When and if the time comes for the family to come to this same crossroad, a recent survey of nursing homes by the federal Agency for Healthcare Research and Quality (AHRQ) is instructive. Its results are important because the source of the information collected and reported were largely front-line nursing home staff.
Specifically, 70% of the 16,000 respondents to the AHRQ survey were either nurses aides, support staff, or licensed nurses. This is the group of people who interact most frequently with nursing home residents on a daily basis. It was the perceptions of this group that the AHRQ sought to assess in an effort to gauge the quality of care offered.
The areas that the AHRQ surveyed included things like communication (with patients as well as other staff), management support for patient safety, teamwork, and opportunities for staff training.
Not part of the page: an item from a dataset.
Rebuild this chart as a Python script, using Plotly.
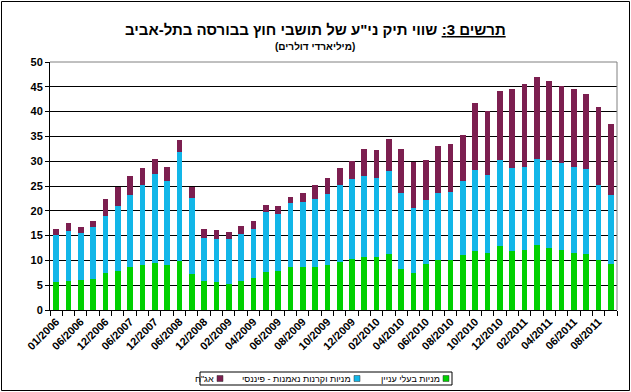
import plotly.graph_objects as go

categories = ["01/2006", "03/2006", "06/2006", "09/2006", "12/2006", "03/2007", "06/2007", "09/2007",
              "12/2007", "03/2008", "06/2008", "09/2008", "12/2008",
              "01/2009", "02/2009", "03/2009", "04/2009", "05/2009", "06/2009", "07/2009", "08/2009",
              "09/2009", "10/2009", "11/2009", "12/2009",
              "01/2010", "02/2010", "03/2010", "04/2010", "05/2010", "06/2010", "07/2010", "08/2010",
              "09/2010", "10/2010", "11/2010", "12/2010",
              "01/2011", "02/2011", "03/2011", "04/2011", "05/2011", "06/2011", "07/2011", "08/2011",
              "09/2011"]

insiders = [5.6, 5.9, 6.1, 6.2, 7.5, 7.9, 8.7, 9.0, 9.5, 9.0, 9.8, 7.3, 5.9,
            5.6, 5.2, 5.9, 6.4, 7.6, 7.8, 8.6, 8.6, 8.6, 9.0, 9.6, 10.2,
            10.6, 10.6, 11.2, 8.3, 7.4, 9.2, 10.0, 10.0, 11.0, 11.8, 11.4, 12.9,
            11.8, 12.1, 13.1, 12.6, 12.0, 11.5, 11.3, 10.0, 9.2]
financial = [9.5, 10.1, 9.4, 10.6, 11.5, 13.1, 14.5, 16.3, 18.0, 17.1, 22.1, 15.3, 8.7,
             8.7, 9.1, 9.4, 10.0, 12.1, 11.6, 13.0, 13.2, 13.8, 14.4, 15.6, 16.3,
             16.5, 16.0, 16.8, 15.3, 13.2, 12.9, 13.6, 13.7, 15.0, 16.4, 15.8, 17.4,
             16.8, 16.8, 17.3, 17.6, 17.6, 17.3, 17.2, 15.3, 13.9]
bonds = [1.2, 1.5, 1.2, 1.1, 3.3, 3.7, 3.9, 3.3, 3.0, 2.7, 2.4, 2.1, 1.7,
         1.9, 1.5, 1.6, 1.6, 1.5, 1.6, 1.1, 1.8, 2.8, 3.2, 3.5, 3.6,
         5.4, 5.7, 6.4, 8.8, 9.3, 8.2, 9.5, 9.7, 9.3, 13.6, 12.9, 13.9,
         16.0, 16.7, 16.5, 16.0, 15.6, 15.8, 15.1, 15.6, 14.5]

series_names = ["מניות בעלי עניין", "מניות וקרנות נאמנות - פיננסי", 'אג"ח']
series_values = [insiders, financial, bonds]
series_colors = ["#00D000", "#12B6E8", "#7C1F50"]

title_main = '<b><u>תרשים 3:</u> שווי תיק ני"ע של תושבי חוץ בבורסה בתל-אביב</b>'
title_sub = "<b>(מיליארדי דולרים)</b>"

W, H = 631, 392
L, R, T, B = 50, 14, 62, 82
PW, PH = W - L - R, H - T - B


def px(x):
    return (x - L) / PW


def py(y):
    return (H - B - y) / PH


FONT = "Liberation Sans, Arial, sans-serif"
xs = list(range(len(categories)))

fig = go.Figure()
for name, vals, col in zip(series_names, series_values, series_colors):
    fig.add_trace(go.Bar(x=xs, y=vals, name=name, width=0.46,
                         marker=dict(color=col, line=dict(width=0)),
                         showlegend=False, hoverinfo="skip"))

fig.update_layout(
    barmode="stack",
    width=W, height=H,
    margin=dict(l=L, r=R, t=T, b=B, autoexpand=False),
    paper_bgcolor="white", plot_bgcolor="white",
    font=dict(family=FONT, color="black"),
)

fig.update_xaxes(
    range=[-0.5, len(categories) - 0.5],
    tickmode="array", tickvals=xs[::2], ticktext=categories[::2],
    tickangle=-45, ticks="", showgrid=False,
    tickfont=dict(size=11, weight="bold", family=FONT),
    showline=True, linecolor="black", linewidth=1,
    minor=dict(tickmode="array", tickvals=[i - 0.5 for i in range(len(categories) + 1)],
               ticks="outside", ticklen=5, tickcolor="black", showgrid=False),
    zeroline=False, automargin=False,
)
fig.update_yaxes(
    range=[0, 50], dtick=5, tick0=0,
    showgrid=True, gridcolor="black", gridwidth=1,
    ticks="outside", ticklen=4, tickcolor="black",
    tickfont=dict(size=11, weight="bold", family=FONT),
    showline=True, linecolor="black", linewidth=1,
    zeroline=False, automargin=False,
)

shapes = []
# plot-area border (top and right gray)
shapes.append(dict(type="line", xref="paper", yref="paper", x0=0, x1=1, y0=1, y1=1,
                   line=dict(color="#808080", width=1)))
shapes.append(dict(type="line", xref="paper", yref="paper", x0=1, x1=1, y0=0, y1=1,
                   line=dict(color="#808080", width=1)))
# outer chart frame
shapes.append(dict(type="rect", xref="paper", yref="paper",
                   x0=px(1.5), x1=px(629.5), y0=py(390.5), y1=py(1.5),
                   line=dict(color="black", width=1), fillcolor="rgba(0,0,0,0)"))
# legend box
shapes.append(dict(type="rect", xref="paper", yref="paper",
                   x0=px(200), x1=px(452), y0=py(385), y1=py(372),
                   line=dict(color="black", width=1), fillcolor="white"))

annotations = [
    dict(text=title_main, xref="paper", yref="paper", x=px(315), y=py(30),
         xanchor="center", yanchor="middle", showarrow=False,
         font=dict(size=15, family=FONT)),
    dict(text=title_sub, xref="paper", yref="paper", x=px(315), y=py(47),
         xanchor="center", yanchor="middle", showarrow=False,
         font=dict(size=10, family=FONT)),
]

# manual right-to-left legend: square at right, text to its left
legend_square_right = [449, 360, 223]
for name, col, sx in zip(series_names, series_colors, legend_square_right):
    shapes.append(dict(type="rect", xref="paper", yref="paper",
                       x0=px(sx - 6), x1=px(sx), y0=py(381.5), y1=py(375.5),
                       line=dict(color="#333333", width=0.5), fillcolor=col))
    annotations.append(dict(text=name, xref="paper", yref="paper", x=px(sx - 7), y=py(378.5),
                            xanchor="right", yanchor="middle", showarrow=False,
                            font=dict(size=9, family=FONT)))

fig.update_layout(shapes=shapes, annotations=annotations)
fig.write_html("out.html", config={"displayModeBar": False},
               post_script="document.body.style.margin='0';document.body.style.overflow='hidden';")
If you are in the position now (or approaching it) of thinking about nursing home placement, consider the following findings, which come from the “horse’s mouth” as it were; the staff who work in these places:
Staff who work in smaller nursing homes (49 beds or less) rated them highest on patient safety. Staff in these facilities were also much more likely to say that they would recommend such a placement to their own friends and family. Overall, staff in such facilities rated the overall level of care as “excellent” or very good.
Although larger nursing homes did not get bad ratings, their ratings were not nearly as good as these from staff who worked in the smaller facilities.
Nursing homes operated as non-profits got higher ratings from the staff who worked there than did nursing homes operated as for-profit businesses.
Again, though for-profit organizations were not necessarily panned by those who worked in them, neither were they rated as highly by those who actually work in them.
The above, in combination with family members taking the time to visit some nursing homes, may be very useful when it comes time to choose among options. Interestingly, those who may be inclined to think that bigger is better, or that something you pay more for is better, may be in for a surprise.